## [Directions]
Transcribe the material in full. Nothing should differ except that the pictures are left out.

━━━━━━━━━━━━━━━━

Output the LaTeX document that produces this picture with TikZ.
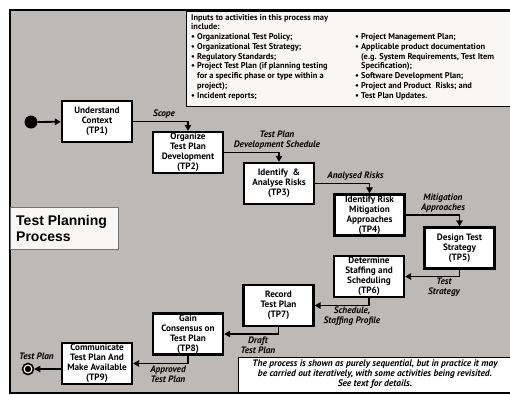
\documentclass[tikz,border=0pt]{standalone}
\usepackage{fontspec}
\setmainfont{PT Sans}
\newfontfamily\titlefont{Liberation Sans}
\definecolor{procGray}{RGB}{190,185,181}
\definecolor{paneWhite}{RGB}{248,247,245}
\usetikzlibrary{arrows.meta, calc}

\begin{document}
\begin{tikzpicture}[x=1pt, y=-1pt,
  >={Triangle[length=6pt, width=6.5pt]},
  activity/.style={draw=black, line width=2.4pt, fill=white,
               minimum width=70pt, minimum height=41pt, inner sep=1pt,
               align=center, font=\bfseries\fontsize{9.2}{9.9}\selectfont},
  flow/.style={->, line width=1.8pt, black},
  flowlabel/.style={align=center, inner sep=0pt,
               font=\bfseries\itshape\fontsize{9.3}{10}\selectfont},
  pane/.style={draw=black, line width=0.8pt, fill=paneWhite},
  inputtext/.style={anchor=north west, align=left, inner sep=0pt,
               font=\bfseries\fontsize{8.4}{9.75}\selectfont}]
  \useasboundingbox (0,0) rectangle (510,394);
  % frame and panes
  \begin{scope}
    \clip (0,0) rectangle (510,394);
    \fill[procGray] (10,10) rectangle (516,393);
    \draw[pane] (186,11) rectangle (514,106);
    \draw[pane, fill=white] (238,357) rectangle (514,392);
    \draw[line width=2.4pt] (10,10) rectangle (516,393);
  \end{scope}
  \node[draw=black!55, line width=0.6pt, fill=paneWhite, anchor=north west,
        minimum width=108pt, minimum height=42pt, inner sep=0pt] (title) at (10,207) {};
  \node[anchor=west, align=left, inner sep=0pt,
        font=\titlefont\bfseries\fontsize{14}{16}\selectfont] (titletext) at (16,228) {Test Planning\\Process};
  % inputs
  \node[inputtext] (inleft) at (191,14) {Inputs to activities in this process may\\
    include:\\
    • Organizational Test Policy;\\
    • Organizational Test Strategy;\\
    • Regulatory Standards;\\
    • Project Test Plan (if planning testing\\
    \phantom{•~}for a specific phase or type within a\\
    \phantom{•~}project);\\
    • Incident reports;};
  \node[inputtext] (inright) at (355,33.5) {• Project Management Plan;\\
    • Applicable product documentation\\
    \phantom{•~}(e.g. System Requirements, Test Item\\
    \phantom{•~}Specification);\\
    • Software Development Plan;\\
    • Project and Product\ \ Risks; and\\
    • Test Plan Updates.};
  % activities
  \node[activity] (tp1) at (97,121.5) {Understand\\Context\\(TP1)};
  \node[activity] (tp2) at (188,152.5) {Organize\\Test Plan\\Development\\(TP2)};
  \node[activity] (tp3) at (279,183.5) {Identify\ \ \&\\Analyse Risks\\(TP3)};
  \node[activity] (tp4) at (369.5,215) {Identify Risk\\Mitigation\\Approaches\\(TP4)};
  \node[activity] (tp5) at (459.5,248) {Design Test\\Strategy\\(TP5)};
  \node[activity] (tp6) at (369,276.5) {Determine\\Staffing and\\Scheduling\\(TP6)};
  \node[activity] (tp7) at (278.5,305.5) {Record\\Test Plan\\(TP7)};
  \node[activity] (tp8) at (188,334) {Gain\\Consensus on\\Test Plan\\(TP8)};
  \node[activity] (tp9) at (97,363.5) {Communicate\\Test Plan And\\Make Available\\(TP9)};
  \node[circle, fill=black, minimum size=13pt, inner sep=0pt] (start) at (31,122) {};
  \node[circle, draw=black, line width=1.6pt, fill=white, minimum size=11pt, inner sep=0pt] (stop) at (28,369) {};
  \fill[black] (stop) circle (3.2);
  % flows
  \draw[flow] (start) -- (tp1);
  \draw[flow] (tp1) -| (tp2);
  \draw[flow] (tp2) -| (tp3);
  \draw[flow] (tp3) -| (tp4);
  \draw[flow] (tp4) -| (tp5);
  \draw[flow] (tp5) |- (tp6);
  \draw[flow] (tp6) |- (tp7);
  \draw[flow] (tp7) |- (tp8);
  \draw[flow] (tp8) |- (tp9);
  \draw[flow] (tp9.west |- stop) -- (stop);
  % flow labels
  \node[flowlabel] (lscope) at (164,114) {Scope};
  \node[flowlabel] (lsched) at (277,140.5) {Test Plan\\Development Schedule};
  \node[flowlabel] (lrisks) at (355.5,176) {Analysed Risks};
  \node[flowlabel] (lmitig) at (443,203.5) {Mitigation\\Approaches};
  \node[flowlabel] (lstrat) at (444,287) {Test\\Strategy};
  \node[flowlabel] (lstaff) at (352,316) {Schedule,\\Staffing Profile};
  \node[flowlabel] (ldraft) at (258,345) {Draft\\Test Plan};
  \node[flowlabel] (lappr) at (168,374.5) {Approved\\Test Plan};
  \node[flowlabel] (lplan) at (36.5,356) {Test Plan};
  % note
  \node[flowlabel, font=\bfseries\itshape\fontsize{9.4}{10}\selectfont] (note) at (375,374.5)
    {The process is shown as purely sequential, but in practice it may\\
     be carried out iteratively, with some activities being revisited.\\
     See text for details.};
\end{tikzpicture}
\end{document}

━━━━━━━━━━━━━━━━

## [Task output]
Output the LaTeX document that produces this picture with TikZ.
\documentclass[tikz,border=0pt]{standalone}
\usepackage{fontspec}
\setmainfont{PT Sans}
\newfontfamily\titlefont{Liberation Sans}
\definecolor{procGray}{RGB}{190,185,181}
\definecolor{paneWhite}{RGB}{248,247,245}
\usetikzlibrary{arrows.meta, calc}

\begin{document}
\begin{tikzpicture}[x=1pt, y=-1pt,
  >={Triangle[length=6pt, width=6.5pt]},
  activity/.style={draw=black, line width=2.4pt, fill=white,
               minimum width=70pt, minimum height=41pt, inner sep=1pt,
               align=center, font=\bfseries\fontsize{9.2}{9.9}\selectfont},
  flow/.style={->, line width=1.8pt, black},
  flowlabel/.style={align=center, inner sep=0pt,
               font=\bfseries\itshape\fontsize{9.3}{10}\selectfont},
  pane/.style={draw=black, line width=0.8pt, fill=paneWhite},
  inputtext/.style={anchor=north west, align=left, inner sep=0pt,
               font=\bfseries\fontsize{8.4}{9.75}\selectfont}]
  \useasboundingbox (0,0) rectangle (510,394);
  % frame and panes
  \begin{scope}
    \clip (0,0) rectangle (510,394);
    \fill[procGray] (10,10) rectangle (516,393);
    \draw[pane] (186,11) rectangle (514,106);
    \draw[pane, fill=white] (238,357) rectangle (514,392);
    \draw[line width=2.4pt] (10,10) rectangle (516,393);
  \end{scope}
  \node[draw=black!55, line width=0.6pt, fill=paneWhite, anchor=north west,
        minimum width=108pt, minimum height=42pt, inner sep=0pt] (title) at (10,207) {};
  \node[anchor=west, align=left, inner sep=0pt,
        font=\titlefont\bfseries\fontsize{14}{16}\selectfont] (titletext) at (16,228) {Test Planning\\Process};
  % inputs
  \node[inputtext] (inleft) at (191,14) {Inputs to activities in this process may\\
    include:\\
    • Organizational Test Policy;\\
    • Organizational Test Strategy;\\
    • Regulatory Standards;\\
    • Project Test Plan (if planning testing\\
    \phantom{•~}for a specific phase or type within a\\
    \phantom{•~}project);\\
    • Incident reports;};
  \node[inputtext] (inright) at (355,33.5) {• Project Management Plan;\\
    • Applicable product documentation\\
    \phantom{•~}(e.g. System Requirements, Test Item\\
    \phantom{•~}Specification);\\
    • Software Development Plan;\\
    • Project and Product\ \ Risks; and\\
    • Test Plan Updates.};
  % activities
  \node[activity] (tp1) at (97,121.5) {Understand\\Context\\(TP1)};
  \node[activity] (tp2) at (188,152.5) {Organize\\Test Plan\\Development\\(TP2)};
  \node[activity] (tp3) at (279,183.5) {Identify\ \ \&\\Analyse Risks\\(TP3)};
  \node[activity] (tp4) at (369.5,215) {Identify Risk\\Mitigation\\Approaches\\(TP4)};
  \node[activity] (tp5) at (459.5,248) {Design Test\\Strategy\\(TP5)};
  \node[activity] (tp6) at (369,276.5) {Determine\\Staffing and\\Scheduling\\(TP6)};
  \node[activity] (tp7) at (278.5,305.5) {Record\\Test Plan\\(TP7)};
  \node[activity] (tp8) at (188,334) {Gain\\Consensus on\\Test Plan\\(TP8)};
  \node[activity] (tp9) at (97,363.5) {Communicate\\Test Plan And\\Make Available\\(TP9)};
  \node[circle, fill=black, minimum size=13pt, inner sep=0pt] (start) at (31,122) {};
  \node[circle, draw=black, line width=1.6pt, fill=white, minimum size=11pt, inner sep=0pt] (stop) at (28,369) {};
  \fill[black] (stop) circle (3.2);
  % flows
  \draw[flow] (start) -- (tp1);
  \draw[flow] (tp1) -| (tp2);
  \draw[flow] (tp2) -| (tp3);
  \draw[flow] (tp3) -| (tp4);
  \draw[flow] (tp4) -| (tp5);
  \draw[flow] (tp5) |- (tp6);
  \draw[flow] (tp6) |- (tp7);
  \draw[flow] (tp7) |- (tp8);
  \draw[flow] (tp8) |- (tp9);
  \draw[flow] (tp9.west |- stop) -- (stop);
  % flow labels
  \node[flowlabel] (lscope) at (164,114) {Scope};
  \node[flowlabel] (lsched) at (277,140.5) {Test Plan\\Development Schedule};
  \node[flowlabel] (lrisks) at (355.5,176) {Analysed Risks};
  \node[flowlabel] (lmitig) at (443,203.5) {Mitigation\\Approaches};
  \node[flowlabel] (lstrat) at (444,287) {Test\\Strategy};
  \node[flowlabel] (lstaff) at (352,316) {Schedule,\\Staffing Profile};
  \node[flowlabel] (ldraft) at (258,345) {Draft\\Test Plan};
  \node[flowlabel] (lappr) at (168,374.5) {Approved\\Test Plan};
  \node[flowlabel] (lplan) at (36.5,356) {Test Plan};
  % note
  \node[flowlabel, font=\bfseries\itshape\fontsize{9.4}{10}\selectfont] (note) at (375,374.5)
    {The process is shown as purely sequential, but in practice it may\\
     be carried out iteratively, with some activities being revisited.\\
     See text for details.};
\end{tikzpicture}
\end{document}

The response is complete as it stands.